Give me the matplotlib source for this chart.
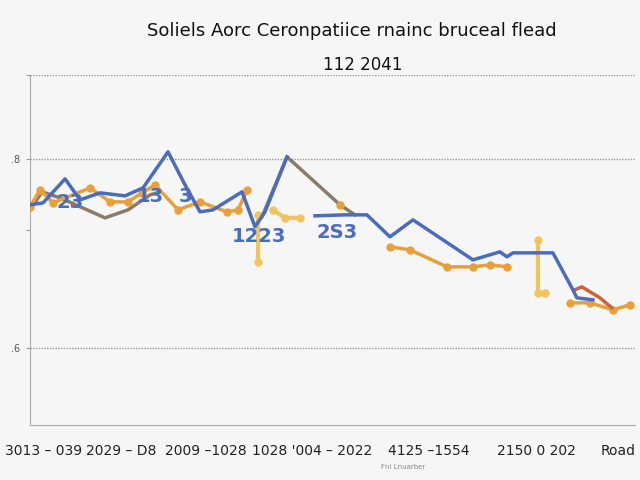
import numpy as np
import matplotlib
matplotlib.use("Agg")
import matplotlib.pyplot as plt

nan = np.nan

# series values (x = period index, y = rate)
blue_x = [0, 1.3, 3.5, 5.0, 7.0, 9.5, 11.3, 13.8, 15.5, 17.0, 18.3, 21.2, 22.5, 23.5, 25.7, 27.0,
          28.5, 31.5, 33.7, 36.0, 38.3, 44.3, 47.0, 47.7, 48.3, 52.3, 54.3, 54.7, 56.3]
blue_y = [0.770, 0.772, 0.796, 0.775, 0.782, 0.779, 0.787, 0.823, 0.790, 0.763, 0.765, 0.783, 0.748, 0.763, 0.818, nan,
          0.759, 0.760, 0.760, 0.738, 0.755, 0.715, 0.723, 0.718, 0.722, 0.722, 0.685, 0.677, 0.675]

brown_x = [0, 1.2, 3.0, 7.5, 9.8, 12.0, 13.0, 18.0, 23.2, 25.7, 31.0, 32.5]
brown_y = [0.765, 0.783, 0.777, 0.757, 0.765, 0.780, 0.783, nan, 0.758, 0.818, 0.770, 0.760]

orange_x = [0, 1.0, 2.3, 6.0, 8.0, 9.8, 11.2, 12.5, 14.8, 17.0, 19.7, 20.8, 21.7, 26.0, 31.0, 33.0,
            36.0, 38.0, 41.7, 44.3, 46.0, 47.7, 50.0, 54.0, 56.0, 58.3, 60.0]
orange_y = [0.768, 0.785, 0.772, 0.787, 0.773, 0.773, 0.782, 0.790, 0.765, 0.773, 0.763, 0.765, 0.785, nan, 0.770, nan,
            0.728, 0.725, 0.708, 0.708, 0.710, 0.708, nan, 0.672, 0.672, 0.665, 0.670]

yellow_x = [22.8, 22.8, 23.5, 24.3, 25.5, 27.0, 40.0, 50.8, 50.8, 51.5]
yellow_y = [0.713, 0.760, nan, 0.765, 0.757, 0.757, nan, 0.735, 0.682, 0.682]

red_x = [54.5, 55.2, 57.0, 58.2]
red_y = [0.685, 0.688, 0.677, 0.667]

labels_txt = ["23", "13", "3", "1223", "2S3"]
labels_x = [4.0, 12.0, 15.5, 22.9, 30.7]
labels_y = [0.772, 0.778, 0.778, 0.738, 0.742]

xtick_pos = [1.3, 9.1, 17.6, 25.7, 31.9, 39.9, 50.7, 58.8]
xtick_lab = ["3013 – 039", "2029 – D8", "2009 –1028", "1028 '004", "– 2022",
             "4125 –1554", "2150 0 202", "Road"]
ytick_pos = [0.90, 0.816, 0.745, 0.627]
ytick_lab = ["", ".8", "", ".6"]

bg = "#f6f6f6"
fig = plt.figure(figsize=(6.4, 4.8), dpi=100, facecolor=bg)
ax = fig.add_axes([0.047, 0.115, 0.945, 0.729], facecolor=bg)

ax.plot(yellow_x, yellow_y, color="#f2c55c", lw=3, marker="o", ms=5, zorder=2)
ax.plot(brown_x, brown_y, color="#8c7b69", lw=2.5, zorder=3)
ax.plot(orange_x, orange_y, color="#e9a03b", lw=2.5, marker="o", ms=5, zorder=3)
ax.plot(red_x, red_y, color="#c8663a", lw=2.5, zorder=3)
ax.plot(blue_x, blue_y, color="#4a6cc0", lw=2.5, zorder=4)

for t, x, y in zip(labels_txt, labels_x, labels_y):
    ax.text(x, y, t, color="#4a6cc0", fontsize=14, fontweight="bold",
            ha="center", va="center", zorder=5)

ax.set_xlim(0, 60.5)
ax.set_ylim(0.55, 0.90)
ax.set_xticks(xtick_pos)
ax.set_xticklabels(xtick_lab, fontsize=10, color="#222222")
ax.set_yticks(ytick_pos)
ax.set_yticklabels(ytick_lab, fontsize=7, color="#555555")
ax.tick_params(axis="x", length=0, pad=14)
ax.tick_params(axis="y", length=3, color="#999999", pad=4)
for y in [0.90, 0.816, 0.627]:
    ax.axhline(y, color="#999999", lw=1, ls=(0, (1, 1)), zorder=1)
for s in ["top", "right"]:
    ax.spines[s].set_visible(False)
ax.spines["left"].set_color("#aaaaaa")
ax.spines["bottom"].set_color("#aaaaaa")

fig.text(0.55, 0.935, "Soliels Aorc Ceronpatiice rnainc bruceal flead",
         ha="center", va="center", fontsize=13, color="#111111")
fig.text(0.567, 0.865, "112 2041", ha="center", va="center", fontsize=12, color="#111111")
fig.text(0.63, 0.028, "Fni Lnuarber", ha="center", va="center", fontsize=5, color="#888888")

fig.savefig("out.png", dpi=100, facecolor=bg)
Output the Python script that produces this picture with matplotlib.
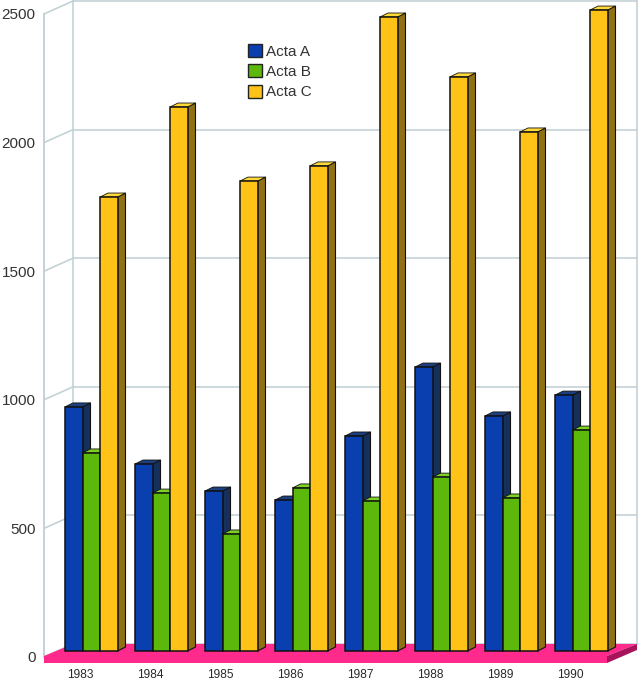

————

WRITTEN INSTRUCTION
Skip every picture and transcribe the data above exactly.

COMPLETED EXERCISE
Give me the matplotlib source for this chart.
import numpy as np
import matplotlib
matplotlib.use("Agg")
import matplotlib.pyplot as plt

nan = np.nan

# series values (x = period index, y = rate)
blue_x = [0, 1.3, 3.5, 5.0, 7.0, 9.5, 11.3, 13.8, 15.5, 17.0, 18.3, 21.2, 22.5, 23.5, 25.7, 27.0,
          28.5, 31.5, 33.7, 36.0, 38.3, 44.3, 47.0, 47.7, 48.3, 52.3, 54.3, 54.7, 56.3]
blue_y = [0.770, 0.772, 0.796, 0.775, 0.782, 0.779, 0.787, 0.823, 0.790, 0.763, 0.765, 0.783, 0.748, 0.763, 0.818, nan,
          0.759, 0.760, 0.760, 0.738, 0.755, 0.715, 0.723, 0.718, 0.722, 0.722, 0.685, 0.677, 0.675]

brown_x = [0, 1.2, 3.0, 7.5, 9.8, 12.0, 13.0, 18.0, 23.2, 25.7, 31.0, 32.5]
brown_y = [0.765, 0.783, 0.777, 0.757, 0.765, 0.780, 0.783, nan, 0.758, 0.818, 0.770, 0.760]

orange_x = [0, 1.0, 2.3, 6.0, 8.0, 9.8, 11.2, 12.5, 14.8, 17.0, 19.7, 20.8, 21.7, 26.0, 31.0, 33.0,
            36.0, 38.0, 41.7, 44.3, 46.0, 47.7, 50.0, 54.0, 56.0, 58.3, 60.0]
orange_y = [0.768, 0.785, 0.772, 0.787, 0.773, 0.773, 0.782, 0.790, 0.765, 0.773, 0.763, 0.765, 0.785, nan, 0.770, nan,
            0.728, 0.725, 0.708, 0.708, 0.710, 0.708, nan, 0.672, 0.672, 0.665, 0.670]

yellow_x = [22.8, 22.8, 23.5, 24.3, 25.5, 27.0, 40.0, 50.8, 50.8, 51.5]
yellow_y = [0.713, 0.760, nan, 0.765, 0.757, 0.757, nan, 0.735, 0.682, 0.682]

red_x = [54.5, 55.2, 57.0, 58.2]
red_y = [0.685, 0.688, 0.677, 0.667]

labels_txt = ["23", "13", "3", "1223", "2S3"]
labels_x = [4.0, 12.0, 15.5, 22.9, 30.7]
labels_y = [0.772, 0.778, 0.778, 0.738, 0.742]

xtick_pos = [1.3, 9.1, 17.6, 25.7, 31.9, 39.9, 50.7, 58.8]
xtick_lab = ["3013 – 039", "2029 – D8", "2009 –1028", "1028 '004", "– 2022",
             "4125 –1554", "2150 0 202", "Road"]
ytick_pos = [0.90, 0.816, 0.745, 0.627]
ytick_lab = ["", ".8", "", ".6"]

bg = "#f6f6f6"
fig = plt.figure(figsize=(6.4, 4.8), dpi=100, facecolor=bg)
ax = fig.add_axes([0.047, 0.115, 0.945, 0.729], facecolor=bg)

ax.plot(yellow_x, yellow_y, color="#f2c55c", lw=3, marker="o", ms=5, zorder=2)
ax.plot(brown_x, brown_y, color="#8c7b69", lw=2.5, zorder=3)
ax.plot(orange_x, orange_y, color="#e9a03b", lw=2.5, marker="o", ms=5, zorder=3)
ax.plot(red_x, red_y, color="#c8663a", lw=2.5, zorder=3)
ax.plot(blue_x, blue_y, color="#4a6cc0", lw=2.5, zorder=4)

for t, x, y in zip(labels_txt, labels_x, labels_y):
    ax.text(x, y, t, color="#4a6cc0", fontsize=14, fontweight="bold",
            ha="center", va="center", zorder=5)

ax.set_xlim(0, 60.5)
ax.set_ylim(0.55, 0.90)
ax.set_xticks(xtick_pos)
ax.set_xticklabels(xtick_lab, fontsize=10, color="#222222")
ax.set_yticks(ytick_pos)
ax.set_yticklabels(ytick_lab, fontsize=7, color="#555555")
ax.tick_params(axis="x", length=0, pad=14)
ax.tick_params(axis="y", length=3, color="#999999", pad=4)
for y in [0.90, 0.816, 0.627]:
    ax.axhline(y, color="#999999", lw=1, ls=(0, (1, 1)), zorder=1)
for s in ["top", "right"]:
    ax.spines[s].set_visible(False)
ax.spines["left"].set_color("#aaaaaa")
ax.spines["bottom"].set_color("#aaaaaa")

fig.text(0.55, 0.935, "Soliels Aorc Ceronpatiice rnainc bruceal flead",
         ha="center", va="center", fontsize=13, color="#111111")
fig.text(0.567, 0.865, "112 2041", ha="center", va="center", fontsize=12, color="#111111")
fig.text(0.63, 0.028, "Fni Lnuarber", ha="center", va="center", fontsize=5, color="#888888")

fig.savefig("out.png", dpi=100, facecolor=bg)
Output the Python script that produces this picture with matplotlib.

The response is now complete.